Professor Wu has now been granted a Newton Research Collaboration Award by the Royal Academy of Engineering. He will work closely with the Huazhong University of Science and Technology (HUST) in China, where a proliferation of new building means that suitable case studies are easier to identify.

Actual usage

A new exhibition centre in Wuhan, China, is to be the focus of the first phase of research. HUST researchers will gather observational data and Professor Wu will use it to create a computer model. The ultimate goal is to produce a tool that architects or engineers can use in order to arrive at a much more realistic prediction of the energy consumption of their buildings and therefore design them to be much more efficient.
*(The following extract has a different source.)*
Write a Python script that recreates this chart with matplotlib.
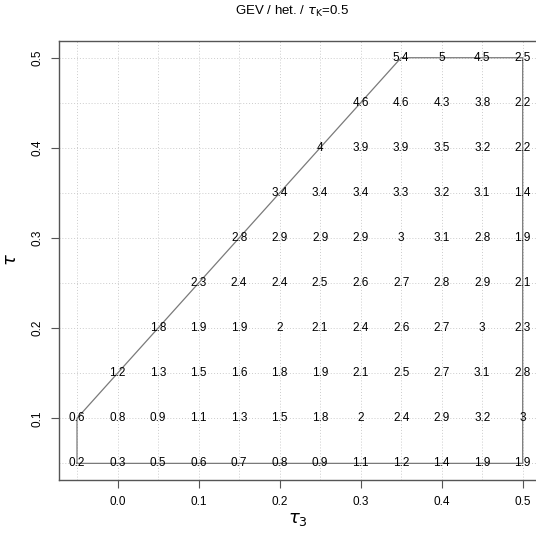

"When you design a building you do a prediction of what potential energy consumption will be," said Professor Wu. "But when you compare that with the actual usage, the gap can be between 50 to 100 per cent."

This performance gap arises because architects or engineers might not have a full understanding of how the building is going to be used, he continued. They have to make a great many assumptions based on benchmark data in order to arrive at an energy analysis. But when occupants of the building behave differently, and other factors come into play, the predicted level of energy use is often highly inaccurate.

"What we are now trying to do with DBM is to develop a platform, or technology, that can simulate the usage of a building dynamically.

"If you have an understanding of how a building is potentially going to be used, then you can put into the simulation platforms and you run it to generate data, which is based on occupancy, and this can become input for an accurate energy analysis tool," said Professor Wu.

The Newton Research Collaboration with HUST lasts for just a few months, but the aim is that it will lead to scientific publications and provide proof of concept. Further funding would then be sought to take DBM to the next stage.

In addition to providing data about energy, the model - based on actual usage and occupancy of a building - could also have other applications, such as security and acoustics.